There is also resentment of other gains won in that radicalisation, including by women, Chicanos, Puerto Ricans and other peoples of colour. Obama’s 2008 victory enraged a significant minority already disgruntled for the above reasons.

They do not think that any Black person has the right to be president. No sooner was Obama elected than a hue and cry went up on far right talk radio and right wing meetings that he wasn’t a US citizen, he was a Kenyan like his father, he was a Muslim, he had no birth certificate, he was from a “socialist” country etc. etc.

This found expression in the rise of the Tea Party, which has its roots in the right wing of the Dixiecrats. It was indicative that at a recent Tea Party demonstration against Obamacare, a Confederate flag was unfurled.

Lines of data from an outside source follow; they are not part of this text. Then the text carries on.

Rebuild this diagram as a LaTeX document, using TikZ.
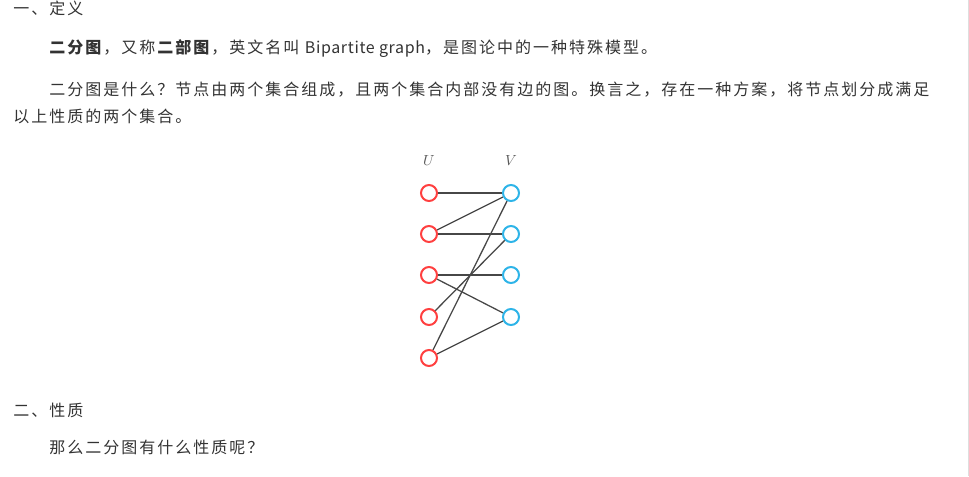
\documentclass[tikz,border=0pt]{standalone}
\usepackage{fontspec}
\setmainfont{Noto Sans CJK SC}[LetterSpace=12.5]
\newfontfamily\latinfont{Noto Sans CJK SC}[LetterSpace=4]

\definecolor{txtgray}{HTML}{333333}
\definecolor{ured}{HTML}{FF4040}
\definecolor{vblue}{HTML}{2EB4E8}
\definecolor{linkgray}{HTML}{474747}

\tikzset{
	para/.style={anchor=base west, inner sep=0pt, text=txtgray, font=\fontsize{12}{14}\selectfont},
	setlabel/.style={text=black!65, font=\fontsize{11}{13}\selectfont},
	unode/.style={circle, draw=ured, line width=1.5pt, minimum size=12pt, inner sep=0pt},
	vnode/.style={circle, draw=vblue, line width=1.5pt, minimum size=12pt, inner sep=0pt},
	link/.style={draw=linkgray, line width=.95pt}
}

\begin{document}
\begin{tikzpicture}[x=.75pt, y=-.75pt]
	\useasboundingbox (0,0) rectangle (969,476);
	\clip (0,0) rectangle (969,476);
	\draw[black!13] (968,0) -- (968,476);
	
	\node[para] (def) at (13,14) {一、定义};
	\node[para] (intro) at (49,53) {\textbf{二分图}，又称\textbf{二部图}，英文名叫 {\latinfont Bipartite graph}，是图论中的一种特殊模型。};
	\node[para] (what) at (49,95) {二分图是什么？节点由两个集合组成，且两个集合内部没有边的图。换言之，存在一种方案，将节点划分成满足};
	\node[para] (what2) at (13,122) {以上性质的两个集合。};
	\node[para] (prop) at (13,416) {二、性质};
	\node[para] (ask) at (49,453) {那么二分图有什么性质呢？};
	
	\node[setlabel] (U) at (429,161) {$U$};
	\node[setlabel] (V) at (511,161) {$V$};
	
	\node[unode] (u1) at (429,193) {};
	\node[unode] (u2) at (429,234) {};
	\node[unode] (u3) at (429,275) {};
	\node[unode] (u4) at (429,317) {};
	\node[unode] (u5) at (429,358) {};
	
	\node[vnode] (v1) at (511,193) {};
	\node[vnode] (v2) at (511,234) {};
	\node[vnode] (v3) at (511,275) {};
	\node[vnode] (v4) at (511,317) {};
	
	\draw[link] (u1) -- (v1);
	\draw[link] (u2) -- (v1);
	\draw[link] (u2) -- (v2);
	\draw[link] (u3) -- (v3);
	\draw[link] (u3) -- (v4);
	\draw[link] (u4) -- (v2);
	\draw[link] (u5) -- (v1);
	\draw[link] (u5) -- (v4);
\end{tikzpicture}
\end{document}
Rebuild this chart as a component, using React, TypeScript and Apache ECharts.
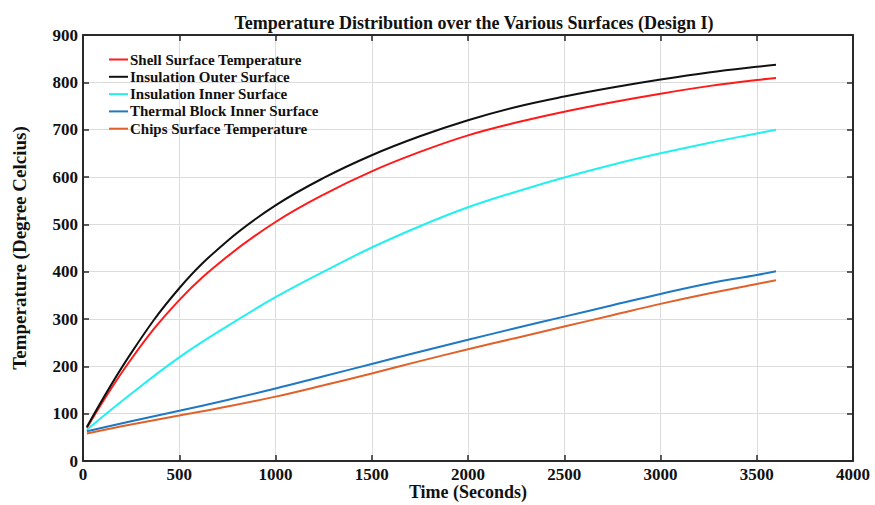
import React, { useEffect, useRef } from "react";
import * as echarts from "echarts";

const times = [20, 250, 500, 750, 1000, 1250, 1500, 1750, 2000, 2250, 2500, 2750, 3000, 3250, 3500, 3600];
const shellSurface = [70, 215, 340, 432, 505, 563, 612, 653, 688, 715, 738, 758, 776, 792, 805, 809];
const insulationOuter = [72, 228, 365, 465, 540, 598, 646, 686, 720, 748, 770, 789, 806, 821, 833, 837];
const insulationInner = [66, 142, 219, 285, 346, 400, 451, 496, 536, 569, 599, 626, 650, 672, 692, 700];
const thermalBlockInner = [63, 84, 106, 129, 153, 179, 205, 231, 256, 281, 305, 329, 353, 375, 393, 401];
const chipsSurface = [58, 77, 96, 115, 136, 160, 185, 211, 236, 260, 284, 308, 332, 354, 374, 382];

const seriesNames = [
  "Shell Surface Temperature",
  "Insulation Outer Surface",
  "Insulation Inner Surface",
  "Thermal Block Inner Surface",
  "Chips Surface Temperature",
];
const seriesValues = [shellSurface, insulationOuter, insulationInner, thermalBlockInner, chipsSurface];
const seriesColors = ["#FF1A1A", "#111111", "#22F0F0", "#1F78C4", "#E0622A"];

const FONT = "'Liberation Serif', 'Times New Roman', serif";
const AXIS_COLOR = "#2a2a2a";

export default function App() {
  const ref = useRef<HTMLDivElement>(null);
  useEffect(() => {
    if (!ref.current) return;
    const chart = echarts.init(ref.current, undefined, { renderer: "svg" });
    const axisCommon = {
      axisLine: { show: true, onZero: false, lineStyle: { color: AXIS_COLOR, width: 2 } },
      axisTick: { show: true, inside: true, length: 6, lineStyle: { color: AXIS_COLOR, width: 1.5 } },
    };
    const labelStyle = {
      fontFamily: FONT,
      fontWeight: "bold",
      fontSize: 17,
      color: "#111",
      margin: 5,
      formatter: (v: number) => String(v),
    };
    chart.setOption({
      animation: false,
      backgroundColor: "#ffffff",
      title: {
        text: "Temperature Distribution over the Various Surfaces (Design I)",
        left: 469,
        textAlign: "center",
        top: 9,
        textStyle: { fontFamily: FONT, fontWeight: "bold", fontSize: 18, color: "#111" },
      },
      legend: {
        orient: "vertical",
        left: 109,
        top: 52,
        icon: "rect",
        itemWidth: 19,
        itemHeight: 2,
        itemGap: 2.3,
        padding: 0,
        data: seriesNames,
        textStyle: {
          fontFamily: FONT,
          fontWeight: "bold",
          fontSize: 15,
          lineHeight: 15,
          height: 15,
          color: "#111",
          padding: [0, 0, 0, -3],
        },
      },
      grid: { left: 83, right: 22, top: 35, bottom: 44, containLabel: false, outerBoundsMode: "none" },
      xAxis: [
        {
          type: "value",
          min: 0,
          max: 4000,
          interval: 500,
          position: "bottom",
          name: "Time (Seconds)",
          nameLocation: "middle",
          nameGap: 22,
          nameMoveOverlap: false,
          nameTextStyle: { fontFamily: FONT, fontWeight: "bold", fontSize: 18, lineHeight: 18, color: "#111" },
          axisLabel: labelStyle,
          splitLine: { show: true, lineStyle: { color: "#dcdcdc", width: 1 } },
          ...axisCommon,
        },
        {
          type: "value",
          min: 0,
          max: 4000,
          interval: 500,
          position: "top",
          axisLabel: { show: false },
          splitLine: { show: false },
          ...axisCommon,
        },
      ],
      yAxis: [
        {
          type: "value",
          min: 0,
          max: 900,
          interval: 100,
          position: "left",
          name: "Temperature (Degree Celcius)",
          nameLocation: "middle",
          nameGap: 54,
          nameTextStyle: { fontFamily: FONT, fontWeight: "bold", fontSize: 19, color: "#111" },
          axisLabel: labelStyle,
          splitLine: { show: true, lineStyle: { color: "#dcdcdc", width: 1 } },
          ...axisCommon,
        },
        {
          type: "value",
          min: 0,
          max: 900,
          interval: 100,
          position: "right",
          axisLabel: { show: false },
          splitLine: { show: false },
          ...axisCommon,
        },
      ],
      series: seriesNames.map((name, i) => ({
        name,
        type: "line",
        xAxisIndex: 0,
        yAxisIndex: 0,
        smooth: 0.4,
        symbol: "none",
        showSymbol: false,
        lineStyle: { color: seriesColors[i], width: 2 },
        itemStyle: { color: seriesColors[i] },
        data: times.map((t, j) => [t, seriesValues[i][j]]),
      })),
    });
    return () => chart.dispose();
  }, []);
  return <div ref={ref} style={{ width: 875, height: 505, position: "absolute", left: 0, top: 0 }} />;
}
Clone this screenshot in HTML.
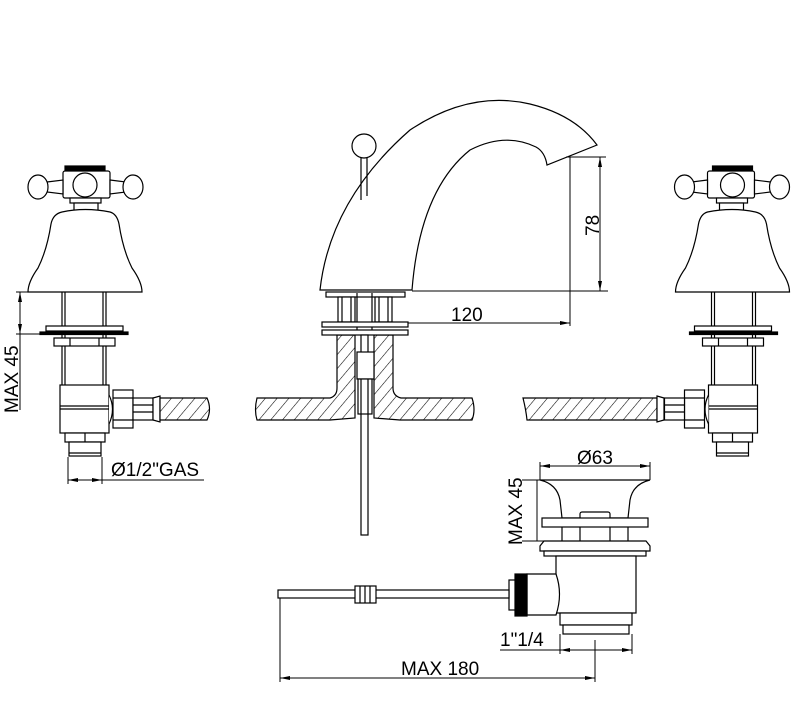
<!DOCTYPE html>
<html><head><meta charset="utf-8"><style>
html,body{margin:0;padding:0;background:#fff}
svg{display:block}
text{font-family:"Liberation Sans","DejaVu Sans",sans-serif;font-size:19px;fill:#000}
</style></head><body>
<svg width="803" height="710" viewBox="0 0 803 710" xmlns="http://www.w3.org/2000/svg">
<defs>
<pattern id="h" width="9" height="9" patternUnits="userSpaceOnUse" patternTransform="rotate(40)">
<rect width="9" height="9" fill="#fff"/><line x1="0" y1="0" x2="0" y2="9" stroke="#000" stroke-width="1.1"/>
</pattern>
<marker id="a" markerWidth="10" markerHeight="6" refX="10" refY="3" orient="auto-start-reverse" markerUnits="userSpaceOnUse"><path d="M0,1 L10,3 L0,5" fill="#000"/></marker>
<g id="tap" fill="#fff" stroke="#000" stroke-width="1.2">
<rect x="65" y="166" width="40" height="4" fill="#000"/>
<rect x="63" y="171" width="47" height="27" rx="2"/>
<circle cx="85" cy="185" r="12"/>
<path d="M47,182 L63,180 L63,194 L47,192 Z"/>
<path d="M110,180 L126,182 L126,192 L110,194 Z"/>
<ellipse cx="38" cy="187" rx="10" ry="12"/>
<ellipse cx="133" cy="187" rx="10" ry="12"/>
<rect x="70" y="198" width="31" height="5"/>
<rect x="74" y="203" width="24" height="11"/>
<path d="M62,212 Q85,207 110,212 Q117,214 119,224 Q123,250 132,268 Q142,282 142,292 L28,292 Q28,282 38,268 Q47,250 51,224 Q53,214 62,212 Z"/>
<line x1="62" y1="292" x2="62" y2="386"/><line x1="65" y1="292" x2="65" y2="386"/>
<line x1="103" y1="292" x2="103" y2="386"/><line x1="106" y1="292" x2="106" y2="386"/>
<rect x="46" y="326" width="77" height="5"/>
<rect x="40" y="332" width="88" height="2.5" fill="#000"/>
<rect x="54" y="338" width="61" height="8"/>
<line x1="70" y1="338" x2="70" y2="346"/><line x1="99" y1="338" x2="99" y2="346"/>
<rect x="60" y="385" width="49" height="48"/>
<line x1="60" y1="406" x2="109" y2="406"/><line x1="60" y1="409" x2="109" y2="409"/>
<path d="M109,395 Q116,409 109,424"/>
<rect x="113" y="390" width="20" height="38"/>
<line x1="113" y1="398" x2="133" y2="398"/><line x1="113" y1="420" x2="133" y2="420"/>
<rect x="133" y="398" width="20" height="22"/>
<line x1="133" y1="405" x2="153" y2="405"/><line x1="133" y1="412" x2="153" y2="412"/>
<rect x="65" y="433" width="40" height="9"/>
<line x1="85" y1="433" x2="85" y2="442"/>
<rect x="69" y="442" width="32" height="14"/>
<line x1="69" y1="453" x2="101" y2="453"/>
</g>
</defs>

<use href="#tap"/>
<use href="#tap" transform="translate(817.5,0) scale(-1,1)"/>

<path d="M153,398 L160,396 L160,422 L153,420 Z" fill="#fff" stroke="#000" stroke-width="1.2"/>
<path d="M160,398 L207,398 Q212,409 207,420 L160,420 Z" fill="url(#h)" stroke="#000" stroke-width="1.2"/>

<path d="M523,398 L657,398 L657,420 L527,420 Q526,410 523,398 Z" fill="url(#h)" stroke="#000" stroke-width="1.2"/>
<path d="M657,396 L664,398 L664,420 L657,422 Z" fill="#fff" stroke="#000" stroke-width="1.2"/>

<path d="M257,398 L330,398 Q337,396 337,388 L337,335 L355,335 L355,418 L330,420 L257,420 Q254,410 257,398 Z" fill="url(#h)" stroke="#000" stroke-width="1.2"/>
<path d="M374,335 L393,335 L393,388 Q393,396 401,398 L472,398 Q476,410 472,420 L400,420 L374,418 Z" fill="url(#h)" stroke="#000" stroke-width="1.2"/>

<g fill="#fff" stroke="#000" stroke-width="1.2">
<path d="M320,290 Q330,200 410,130 Q470,90 530,104 Q575,115 597,145 L547,165 Q545,152 536,147 Q505,132 470,150 Q420,190 412,290 Z"/>
<line x1="361" y1="157" x2="361" y2="200"/><line x1="367" y1="157" x2="367" y2="196"/>
<circle cx="364" cy="146" r="12"/>
<rect x="326" y="292" width="79" height="5"/>
<rect x="338" y="297" width="17" height="25"/><rect x="375" y="297" width="17" height="25"/>
<line x1="342" y1="297" x2="342" y2="322"/><line x1="351" y1="297" x2="351" y2="322"/>
<line x1="379" y1="297" x2="379" y2="322"/><line x1="388" y1="297" x2="388" y2="322"/>
<line x1="357" y1="293" x2="357" y2="330"/><line x1="372" y1="293" x2="372" y2="330"/>
<rect x="322" y="322" width="86" height="5"/>
<rect x="322" y="330" width="86" height="5"/>
<rect x="361" y="335" width="7" height="200"/>
<rect x="357" y="352" width="17" height="27"/>
<rect x="358" y="379" width="14" height="35"/>
<line x1="361" y1="379" x2="361" y2="414"/><line x1="368" y1="379" x2="368" y2="414"/>

<path d="M540,480 L650,480 Q633,484 630,500 L628,518 L562,518 L560,500 Q557,484 540,480 Z"/>
<rect x="580" y="512" width="30" height="7" rx="2"/>
<rect x="542" y="518" width="106" height="9"/>
<line x1="562" y1="527" x2="562" y2="541"/><line x1="628" y1="527" x2="628" y2="541"/>
<line x1="580" y1="527" x2="580" y2="541"/><line x1="610" y1="527" x2="610" y2="541"/>
<path d="M544,541 L646,541 L650,546 L650,551 L540,551 L540,546 Z"/>
<rect x="544" y="551" width="102" height="5"/>
<rect x="556" y="556" width="80" height="57"/>
<rect x="560" y="613" width="72" height="12"/>
<rect x="563" y="625" width="66" height="9"/>
<path d="M527,574 L556,574 Q563,594 556,615 L527,615 Z"/>
<rect x="515" y="574" width="12" height="42" fill="#000"/>
<rect x="509" y="580" width="6" height="30"/>
<rect x="278" y="590" width="231" height="8"/>
<rect x="355" y="586" width="21" height="17"/>
<line x1="360" y1="586" x2="360" y2="603"/><line x1="365" y1="586" x2="365" y2="603"/><line x1="370" y1="586" x2="370" y2="603"/>
</g>

<g stroke="#000" stroke-width="1" fill="none">
<line x1="16" y1="292" x2="28" y2="292"/><line x1="16" y1="334" x2="40" y2="334"/>
<line x1="20" y1="292" x2="20" y2="334" marker-start="url(#a)" marker-end="url(#a)"/>
<line x1="20" y1="334" x2="20" y2="410"/>
<line x1="68" y1="457" x2="68" y2="484"/><line x1="102" y1="457" x2="102" y2="484"/>
<line x1="68" y1="480" x2="102" y2="480" marker-start="url(#a)" marker-end="url(#a)"/>
<line x1="102" y1="480" x2="204" y2="480"/>

<line x1="412" y1="291" x2="608" y2="291"/>
<line x1="570" y1="157" x2="570" y2="326"/>
<line x1="566" y1="157" x2="606" y2="157"/>
<line x1="600" y1="157" x2="600" y2="291" marker-start="url(#a)" marker-end="url(#a)"/>
<line x1="408" y1="323" x2="570" y2="323" marker-end="url(#a)"/>

<line x1="540" y1="462" x2="540" y2="480"/><line x1="650" y1="462" x2="650" y2="480"/>
<line x1="540" y1="466" x2="650" y2="466" marker-start="url(#a)" marker-end="url(#a)"/>
<line x1="522" y1="480" x2="540" y2="480"/><line x1="522" y1="541" x2="544" y2="541"/>
<line x1="537" y1="480" x2="537" y2="541"/>
<line x1="560" y1="634" x2="560" y2="654"/><line x1="632" y1="634" x2="632" y2="654"/>
<line x1="560" y1="650" x2="632" y2="650" marker-start="url(#a)" marker-end="url(#a)"/>
<line x1="500" y1="650" x2="560" y2="650"/>
<line x1="280" y1="598" x2="280" y2="682"/><line x1="595" y1="640" x2="595" y2="682"/>
<line x1="280" y1="678" x2="595" y2="678" marker-start="url(#a)" marker-end="url(#a)"/>
</g>

<text x="111" y="476">Ø1/2"GAS</text>
<text transform="translate(18,413) rotate(-90)">MAX 45</text>
<text x="451" y="321">120</text>
<text transform="translate(599,236) rotate(-90)">78</text>
<text x="577" y="464">Ø63</text>
<text transform="translate(522,545) rotate(-90)">MAX 45</text>
<text x="500" y="646">1"1/4</text>
<text x="401" y="675">MAX 180</text>
</svg>
</body></html>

While well financed by a section of the ruling class, including the fascist-minded billionaire Koch brothers, the professional politicians in the Republican Party who style themselves Tea Party have a mass base. Many in this almost purely white base are not themselves well off and have suffered in the Great Recession and its aftermath. They are open to rightist demagoguery about “big government” from this angle too.

Along with most US citizens, they saw Congress, the “establishment” Republicans including the outgoing Bush administration and the Democratic administration pour billions into bailing out big finance while doing almost nothing to help the “little guy”.

The Tea Party demagogues play upon racist fears of its base that anything that helps those worse off than they are somehow comes at their expense. They are thus open to campaigns against extending health care to the uninsured, raising the minimum wage and so forth.

The Republicans and their donors got behind the Tea Party candidates in the 2010 elections, most of whom won. This is how the Republicans became hitched to their Tea Party wing and beholden to it, as was so evident in the recent debacle.

We do not have even a mini-mass workers party, even a reformist one, in the US. What passes for a bourgeois left, the current Democrats, would have been seen as to the right of the Nixon or Reagan administrations.

The Democratic Party “left” has failed dismally to address the needs of working people of all races in the ongoing crisis. In this atmosphere, the far right racist Tea Party was formed.